Description
The map, made on tracing paper and contemporary mounted on linen, was based on a contemporary wall map of Istanbul, more precisely Fatih, the southern European part (please see below for the details), but instead of modern streets the present map marks old Ottoman streets, shops, monuments, printers’ and publishers’ shops, squares etc., as they existed before the war and the great fire, which destroyed large parts of Fatih. The map is of a great importance for researches of the Ottoman Istanbul.
Survey of Istanbul in the 1920s and Triangulation from the Galata Tower
After World War I, Istanbul desperately needed a new survey.

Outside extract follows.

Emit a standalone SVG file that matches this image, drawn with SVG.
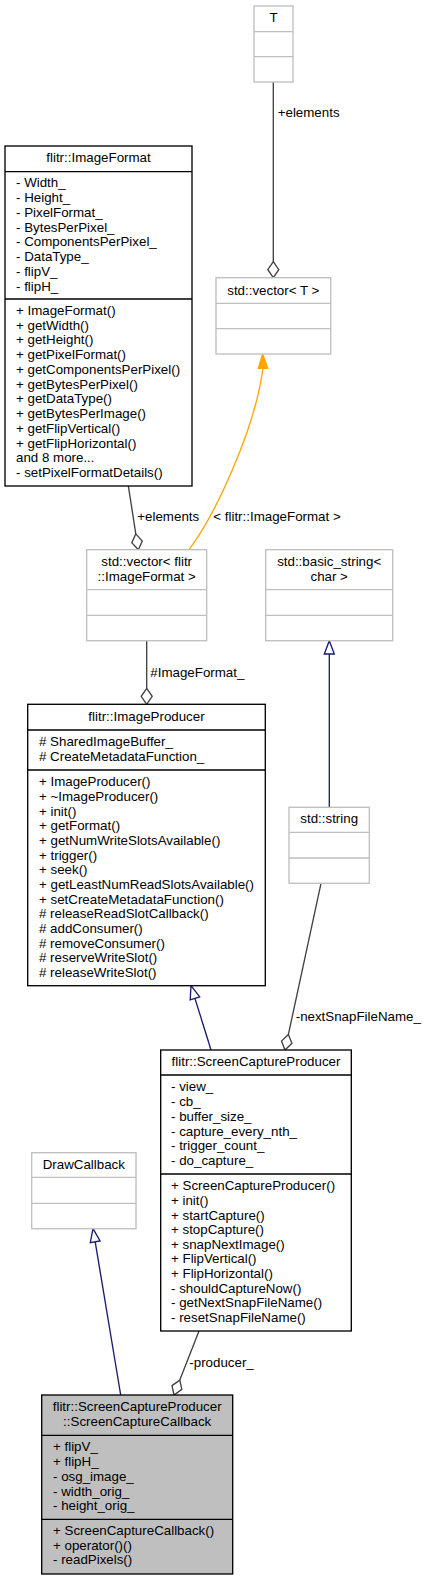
<svg xmlns="http://www.w3.org/2000/svg" width="427" height="1580" viewBox="0 0 427 1580">
<style>
text{font-family:"Liberation Sans",Arial,Helvetica,sans-serif;font-size:13.33px;fill:#000}
.c{text-anchor:middle}
.bk{fill:#fff;stroke:#000;stroke-width:1.33}
.gy{fill:#fff;stroke:#bfbfbf;stroke-width:1.33}
.hl{fill:#bfbfbf;stroke:#000;stroke-width:1.33}
.dl{stroke:#000;stroke-width:1.33}
.dg{stroke:#bfbfbf;stroke-width:1.33}
.agg{fill:none;stroke:#404040;stroke-width:1.33}
.aggh{fill:#fff;stroke:#404040;stroke-width:1.33}
.inh{fill:none;stroke:#191970;stroke-width:1.33}
.inhh{fill:#fff;stroke:#191970;stroke-width:1.33}
.tpl{fill:none;stroke:orange;stroke-width:1.33}
.tplh{fill:orange;stroke:orange;stroke-width:1.33}
</style>
<rect width="427" height="1580" fill="#fff"/>
<g id="edges">
<path class="agg" d="M273.3,82 L273.3,261.7"/>
<path class="aggh" d="M273.3,261.7 L278.8,269.7 L273.3,277.7 L267.8,269.7 Z"/>
<text x="277.7" y="117">+elements</text>
<path class="agg" d="M128.3,485.7 L135.8,533.9"/>
<path class="aggh" d="M135.8,533.9 L142.3,541 L138.3,549.7 L131.8,542.6 Z"/>
<text x="137.3" y="521">+elements</text>
<path class="tpl" d="M189,549.7 C215,515 255,430 263,368"/>
<path class="tplh" d="M262.7,354 L267.7,368.3 L258.3,368.3 Z"/>
<text x="213.3" y="521">&lt; flitr::ImageFormat &gt;</text>
<path class="agg" d="M146.7,640.7 L146.7,688.3"/>
<path class="aggh" d="M146.7,688.3 L152.2,696.3 L146.7,704.3 L141.2,696.3 Z"/>
<text x="150.3" y="676.5">#ImageFormat_</text>
<path class="inh" d="M329.3,654 L329.3,807.3"/>
<path class="inhh" d="M329.3,640.7 L334.3,654 L324.3,654 Z"/>
<path class="agg" d="M321,883.3 L288.4,1034.4"/>
<path class="aggh" d="M288.4,1034.4 L291.9,1043.3 L285,1050 L281.5,1041.1 Z"/>
<text x="295.7" y="1021.2">-nextSnapFileName_</text>
<path class="inh" d="M211,1050 L194.95,998.4"/>
<path class="inhh" d="M191,985.7 L199.7,996.9 L190.2,999.9 Z"/>
<path class="inh" d="M120.7,1395 L95.2,1241.8"/>
<path class="inhh" d="M93,1228.7 L100.1,1241 L90.3,1242.6 Z"/>
<path class="agg" d="M199,1331 L179.8,1380.1"/>
<path class="aggh" d="M179.8,1380.1 L181.8,1389.4 L174,1395 L172,1385.6 Z"/>
<text x="189.3" y="1367.2">-producer_</text>
</g>
<g id="T">
<rect class="gy" x="254" y="6" width="39" height="76"/>
<path class="dg" d="M254,31.7 H293 M254,56.7 H293"/>
<text class="c" x="273.5" y="21.8">T</text>
</g>
<g id="ImageFormat">
<rect class="bk" x="5" y="146" width="187" height="340"/>
<path class="dl" d="M5,171.7 H192 M5,299 H192"/>
<text class="c" x="98.5" y="162.2">flitr::ImageFormat</text>
<text x="16" y="187.2">- Width_</text>
<text x="16" y="202">- Height_</text>
<text x="16" y="216.7">- PixelFormat_</text>
<text x="16" y="231.5">- BytesPerPixel_</text>
<text x="16" y="246.2">- ComponentsPerPixel_</text>
<text x="16" y="261">- DataType_</text>
<text x="16" y="275.8">- flipV_</text>
<text x="16" y="290.5">- flipH_</text>
<text x="16" y="314.8">+ ImageFormat()</text>
<text x="16" y="329.6">+ getWidth()</text>
<text x="16" y="344.3">+ getHeight()</text>
<text x="16" y="359.1">+ getPixelFormat()</text>
<text x="16" y="373.8">+ getComponentsPerPixel()</text>
<text x="16" y="388.6">+ getBytesPerPixel()</text>
<text x="16" y="403.4">+ getDataType()</text>
<text x="16" y="418.1">+ getBytesPerImage()</text>
<text x="16" y="432.9">+ getFlipVertical()</text>
<text x="16" y="447.6">+ getFlipHorizontal()</text>
<text x="16" y="462.4">and 8 more...</text>
<text x="16" y="477.2">- setPixelFormatDetails()</text>
</g>
<g id="vectorT">
<rect class="gy" x="216" y="277.7" width="114.7" height="76.3"/>
<path class="dg" d="M216,303.3 H330.7 M216,328.7 H330.7"/>
<text class="c" x="273.3" y="294.5">std::vector&lt; T &gt;</text>
</g>
<g id="vectorImageFormat">
<rect class="gy" x="86.7" y="549.7" width="120" height="91"/>
<path class="dg" d="M86.7,589.7 H206.7 M86.7,615.3 H206.7"/>
<text class="c" x="146.7" y="565.8">std::vector&lt; flitr</text>
<text class="c" x="146.7" y="581.2">::ImageFormat &gt;</text>
</g>
<g id="basicString">
<rect class="gy" x="265.7" y="549.7" width="127" height="91"/>
<path class="dg" d="M265.7,589.7 H392.7 M265.7,615.3 H392.7"/>
<text class="c" x="329.2" y="565.8">std::basic_string&lt;</text>
<text class="c" x="329.2" y="581.2">char &gt;</text>
</g>
<g id="ImageProducer">
<rect class="bk" x="27.7" y="704.3" width="237.6" height="281.4"/>
<path class="dl" d="M27.7,730 H265.3 M27.7,770 H265.3"/>
<text class="c" x="146.5" y="721.2">flitr::ImageProducer</text>
<text x="39" y="746.2"># SharedImageBuffer_</text>
<text x="39" y="761.2"># CreateMetadataFunction_</text>
<text x="39" y="786.2">+ ImageProducer()</text>
<text x="39" y="800.9">+ ~ImageProducer()</text>
<text x="39" y="815.5">+ init()</text>
<text x="39" y="830.2">+ getFormat()</text>
<text x="39" y="844.8">+ getNumWriteSlotsAvailable()</text>
<text x="39" y="859.5">+ trigger()</text>
<text x="39" y="874.2">+ seek()</text>
<text x="39" y="888.8">+ getLeastNumReadSlotsAvailable()</text>
<text x="39" y="903.5">+ setCreateMetadataFunction()</text>
<text x="39" y="918.1"># releaseReadSlotCallback()</text>
<text x="39" y="932.8"># addConsumer()</text>
<text x="39" y="947.5"># removeConsumer()</text>
<text x="39" y="962.1"># reserveWriteSlot()</text>
<text x="39" y="976.8"># releaseWriteSlot()</text>
</g>
<g id="stdString">
<rect class="gy" x="289" y="807.3" width="80.3" height="76"/>
<path class="dg" d="M289,832.3 H369.3 M289,858 H369.3"/>
<text class="c" x="329.2" y="823.2">std::string</text>
</g>
<g id="ScreenCaptureProducer">
<rect class="bk" x="160.7" y="1050" width="190.6" height="281"/>
<path class="dl" d="M160.7,1075 H351.3 M160.7,1174 H351.3"/>
<text class="c" x="256" y="1066.2">flitr::ScreenCaptureProducer</text>
<text x="171" y="1091.2">- view_</text>
<text x="171" y="1106">- cb_</text>
<text x="171" y="1120.7">- buffer_size_</text>
<text x="171" y="1135.5">- capture_every_nth_</text>
<text x="171" y="1150.2">- trigger_count_</text>
<text x="171" y="1165">- do_capture_</text>
<text x="171" y="1190.2">+ ScreenCaptureProducer()</text>
<text x="171" y="1204.8">+ init()</text>
<text x="171" y="1219.5">+ startCapture()</text>
<text x="171" y="1234.1">+ stopCapture()</text>
<text x="171" y="1248.8">+ snapNextImage()</text>
<text x="171" y="1263.4">+ FlipVertical()</text>
<text x="171" y="1278">+ FlipHorizontal()</text>
<text x="171" y="1292.7">- shouldCaptureNow()</text>
<text x="171" y="1307.3">- getNextSnapFileName()</text>
<text x="171" y="1322">- resetSnapFileName()</text>
</g>
<g id="DrawCallback">
<rect class="gy" x="31.7" y="1152.7" width="104.3" height="76"/>
<path class="dg" d="M31.7,1177.3 H136 M31.7,1203.3 H136"/>
<text class="c" x="83.8" y="1168.8">DrawCallback</text>
</g>
<g id="ScreenCaptureCallback">
<rect class="hl" x="41.7" y="1395" width="191" height="179"/>
<path class="dl" d="M41.7,1435.3 H232.7 M41.7,1519.3 H232.7"/>
<text class="c" x="137.2" y="1411.2">flitr::ScreenCaptureProducer</text>
<text class="c" x="137.2" y="1426.2">::ScreenCaptureCallback</text>
<text x="53" y="1451.2">+ flipV_</text>
<text x="53" y="1466">+ flipH_</text>
<text x="53" y="1480.7">- osg_image_</text>
<text x="53" y="1495.5">- width_orig_</text>
<text x="53" y="1510.2">- height_orig_</text>
<text x="53" y="1534.8">+ ScreenCaptureCallback()</text>
<text x="53" y="1549.6">+ operator()()</text>
<text x="53" y="1564.4">- readPixels()</text>
</g>
</svg>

Part of the city was still destroyed in the fire, people and new investors were immigrating massively in and out of the metropole and infrastructure desperately needed modernization.
Especially groundbreaking was the year 1923, when Turkey became an independent republic and moved the capital to Ankara. Many state offices were moved and governmental buildings needed to be rearranged.
Major factors, which were also calling for the reorganization of the infrastructure of Istanbul were secularization of the state, which changed the purpose of many Islamic buildings, and major demographic shifts, bringing new inhabitants, especially from parts of post-Revolution Russia.
Contemporary maps, such as the 15 sheet detailed tourist map of Necip Bey, printed in 1918, but only published in 1924 by Ahmed Ishan, was useless from the urban point of view, as it failed to show the topography of Istanbul with its hills and exceedingly steep streets.
New surveys, made after 1923, tried to show various aspects of Istanbul, important for further urban planning. They joined the information of previous and contemporary maps, older maps of streets for insurances, 1918-1919 German surveys of Istanbul streets, which were issued on gigantic sheets, today called Alman mavileri. (German Blueprints, often wrongly translated as German Blues) and the latest topographic measurements of Istanbul, made with triangulation from the highest point in the city – the Galata Tower.
First triangulations from the Galata Tower were made by French in 1911 and were followed by Germans during WWI. Based on these surveys three large wall maps of Istanbul were made by the Turkish Development and Construction Inc. between 1923 and 1928, which are probably most detailed wall maps of the post-war period, printed in the Ottoman language.
From the thee maps, the map of Fatih, in the European part of Istanbul, was a the basis for the present map.
References: Cf. Hicran Topçu, A Historic-Contextual Approach for the Identification of Built Heritage in Historic Urban Areas: Case of Galata District in Istanbul a Thesis Submitted to the Graduate School of Natural and Applied Sciences of Middle East Technical University, 2004.